Performance Assessment
Computational Efficiency
Wan 2.1 exhibits high computational efficiency, generating a five-second video within four minutes on an RTX 4090 GPU. Ray 2’s processing speed remains undisclosed, though its focus on high-fidelity rendering suggests a potentially longer processing time.
Output Fidelity
While Wan 2.1 ensures structural and motion integrity, Ray 2 surpasses it in aesthetic refinement and cinematic depth, making it more suitable for professional storytelling applications.
Accessibility and Scalability
Wan 2.1, as an open-source framework, is widely available for academic and commercial experimentation. Conversely, Ray 2’s proprietary nature restricts its accessibility to select industries and enterprise-level users.
Strengths and Limitations
Alibaba Wan 2.1
Advantages:
- Open-source availability fosters extensibility and innovation.
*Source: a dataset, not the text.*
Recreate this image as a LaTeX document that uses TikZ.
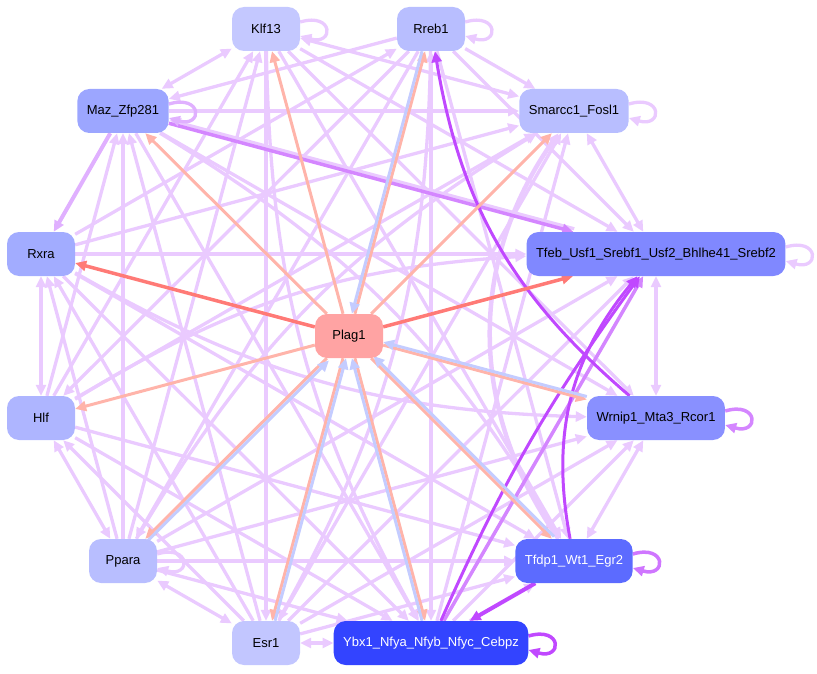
\documentclass[tikz,border=0pt]{standalone}
\usepackage{fontspec}
\setmainfont{Liberation Sans}
\usetikzlibrary{arrows.meta,backgrounds}
\definecolor{lavc}{RGB}{234,202,255}
\definecolor{lavdark}{RGB}{224,176,255}
\definecolor{purpc}{RGB}{212,134,255}
\definecolor{deepc}{RGB}{192,72,255}
\definecolor{salmonc}{RGB}{255,180,170}
\definecolor{coralc}{RGB}{255,122,118}
\definecolor{bluec}{RGB}{196,204,255}
\definecolor{klfc}{RGB}{196,200,255}
\definecolor{rrebc}{RGB}{184,190,255}
\definecolor{mazc}{RGB}{156,166,255}
\definecolor{smarccc}{RGB}{184,190,255}
\definecolor{rxrac}{RGB}{162,172,255}
\definecolor{tfebc}{RGB}{128,136,255}
\definecolor{plagc}{RGB}{255,163,163}
\definecolor{hlfc}{RGB}{174,181,255}
\definecolor{wrnipc}{RGB}{137,144,255}
\definecolor{pparac}{RGB}{184,190,255}
\definecolor{tfdpc}{RGB}{92,107,255}
\definecolor{esrc}{RGB}{194,198,255}
\definecolor{ybxc}{RGB}{51,68,255}

\begin{document}
\begin{tikzpicture}[x=1pt,y=1pt,
  every node/.append style={rounded corners=12pt, minimum width=68pt, minimum height=44pt,
    inner xsep=9.5pt, font=\fontsize{13}{15}\selectfont, text=black},
  lav/.style={draw=lavc, line width=3.3pt, -{Triangle[length=11pt,width=10pt]}},
  lavboth/.style={lav, {Triangle[length=11pt,width=10pt]}-{Triangle[length=11pt,width=10pt]}},
  lavmid/.style={lav, draw=lavdark},
  purp/.style={lav, draw=purpc, line width=3.5pt},
  deep/.style={lav, draw=deepc, line width=3pt},
  salm/.style={lav, draw=salmonc, line width=3pt},
  coral/.style={lav, draw=coralc, line width=3.5pt},
  pale/.style={lav, draw=bluec, line width=3pt}]
\useasboundingbox (0,0) rectangle (817,-674);

\node[fill=klfc] (klf) at (266,-29) {Klf13};
\node[fill=rrebc] (rreb) at (431,-29) {Rreb1};
\node[fill=mazc] (maz) at (123,-111) {Maz\_Zfp281};
\node[fill=smarccc] (smarcc) at (574,-111) {Smarcc1\_Fosl1};
\node[fill=rxrac] (rxra) at (41,-254) {Rxra};
\node[fill=tfebc] (tfeb) at (656,-254) {Tfeb\_Usf1\_Srebf1\_Usf2\_Bhlhe41\_Srebf2};
\node[fill=plagc] (plag) at (349,-336) {Plag1};
\node[fill=hlfc] (hlf) at (41,-418) {Hlf};
\node[fill=wrnipc] (wrnip) at (656,-418) {Wrnip1\_Mta3\_Rcor1};
\node[fill=pparac] (ppara) at (123,-561) {Ppara};
\node[fill=tfdpc, text=white] (tfdp) at (574,-561) {Tfdp1\_Wt1\_Egr2};
\node[fill=esrc] (esr) at (266,-643) {Esr1};
\node[fill=ybxc, text=white] (ybx) at (431,-643) {Ybx1\_Nfya\_Nfyb\_Nfyc\_Cebpz};

\begin{scope}[on background layer]
\foreach \a/\b in {rreb/maz, rreb/smarcc, rreb/tfeb, rreb/ppara, rreb/hlf, rxra/rreb, rreb/tfdp,
  klf/tfeb, klf/wrnip, klf/tfdp, klf/esr, ppara/klf, hlf/klf,
  maz/smarcc, maz/wrnip, maz/ybx, hlf/maz, esr/maz, ppara/maz,
  rxra/smarcc, hlf/smarcc, esr/smarcc, ybx/smarcc,
  rxra/tfeb, rxra/tfdp, rxra/ybx, ppara/rxra, esr/rxra,
  hlf/tfdp, hlf/ybx, esr/hlf,
  ppara/tfeb, ppara/wrnip, ppara/tfdp, ppara/ybx,
  esr/tfeb, esr/wrnip, esr/tfdp, ybx/wrnip, ybx/tfdp}
  \draw[lav] (\a) -- (\b);
\foreach \a/\b in {klf/maz, rxra/hlf, hlf/ppara, ppara/esr, esr/ybx, smarcc/tfeb,
  tfeb/wrnip, wrnip/tfdp, klf/smarcc, rreb/ybx}
  \draw[lavboth] (\a) -- (\b);
\draw[lav] (klf) to[bend right=14] (ybx);
\draw[lav] (rreb) to[bend left=14] (esr);
\draw[lav] (maz) to[bend left=14] (tfdp);
\draw[lav] (ppara) to[bend left=14] (smarcc);
\draw[lav] (rxra) to[bend right=14] (wrnip);
\draw[lav] (hlf) to[bend left=14] (tfeb);
\draw[lav, line width=4.5pt] (tfdp) to[bend left=35] (smarcc);
\draw[lavmid, line width=4pt] (maz) -- (rxra);
\draw[lav, transform canvas={shift={(0.9pt,3pt)}}] (tfeb) -- (maz);

\draw[purp] (maz) -- (tfeb);
\draw[purp] (ybx) -- (tfeb);
\draw[deep] (ybx) to[bend left=6] (tfeb);
\draw[deep] (tfdp) to[bend left=25] (tfeb);
\draw[deep] (wrnip) to[bend left=20] (rreb);
\draw[deep, line width=4pt] (tfdp) -- (ybx);

\draw[lav] ([yshift=7pt]klf.east) .. controls +(34pt,10pt) and +(34pt,-10pt) .. ([yshift=-7pt]klf.east);
\draw[lav] ([yshift=7pt]rreb.east) .. controls +(34pt,10pt) and +(34pt,-10pt) .. ([yshift=-7pt]rreb.east);
\draw[lavmid] ([yshift=7pt]maz.east) .. controls +(34pt,10pt) and +(34pt,-10pt) .. ([yshift=-7pt]maz.east);
\draw[lav] ([yshift=7pt]smarcc.east) .. controls +(34pt,10pt) and +(34pt,-10pt) .. ([yshift=-7pt]smarcc.east);
\draw[lav] ([yshift=7pt]tfeb.east) .. controls +(34pt,10pt) and +(34pt,-10pt) .. ([yshift=-7pt]tfeb.east);
\draw[lav] ([yshift=7pt]ppara.east) .. controls +(34pt,10pt) and +(34pt,-10pt) .. ([yshift=-7pt]ppara.east);
\draw[purp] ([yshift=7pt]wrnip.east) .. controls +(34pt,10pt) and +(34pt,-10pt) .. ([yshift=-7pt]wrnip.east);
\draw[purp, draw=purpc!75!deepc] ([yshift=7pt]tfdp.east) .. controls +(34pt,10pt) and +(34pt,-10pt) .. ([yshift=-7pt]tfdp.east);
\draw[deep, line width=3.5pt] ([yshift=7pt]ybx.east) .. controls +(34pt,10pt) and +(34pt,-10pt) .. ([yshift=-7pt]ybx.east);

\foreach \b in {klf, maz, smarcc, hlf, rreb, ppara, esr, ybx, tfdp, wrnip}
  \draw[salm] (plag) -- (\b);
\draw[coral] (plag) -- (rxra);
\draw[coral] (plag) -- (tfeb);
\foreach \a/\dx/\dy in {rreb/-3/0, ppara/2.2/-2.2, esr/3/0, ybx/-3/0, tfdp/2.2/2.2, wrnip/0/3}
  \draw[pale, transform canvas={shift={(\dx pt,\dy pt)}}] (\a) -- (plag);
\end{scope}
\end{tikzpicture}
\end{document}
- Computational efficiency enhances real-world usability.
- Supports multilingual text input, increasing global accessibility.
Limitations:
- Prioritizes structural accuracy over stylistic expressiveness.
LumaLab’s Ray 2
Advantages:
- Superior rendering quality suitable for high-budget productions.
- Offers extensive customization and artistic control.
Limitations:
- Proprietary restrictions limit accessibility and academic research.
- Higher computational demands necessitate advanced hardware setups.
Conclusion: Model Selection Considerations
The selection between Alibaba Wan 2.1 and LumaLab’s Ray 2 depends on the specific use case:
- For researchers, developers, and content creators requiring an accessible, efficient, and versatile video generation tool, Alibaba Wan 2.1 presents the optimal choice.
- For professionals in film production, digital art, and advertising who prioritize aesthetic precision and granular customization, LumaLab’s Ray 2 is the more suitable alternative.
Both models represent significant advancements in AI-powered video synthesis, each catering to distinct domains within the broader landscape of computational media generation.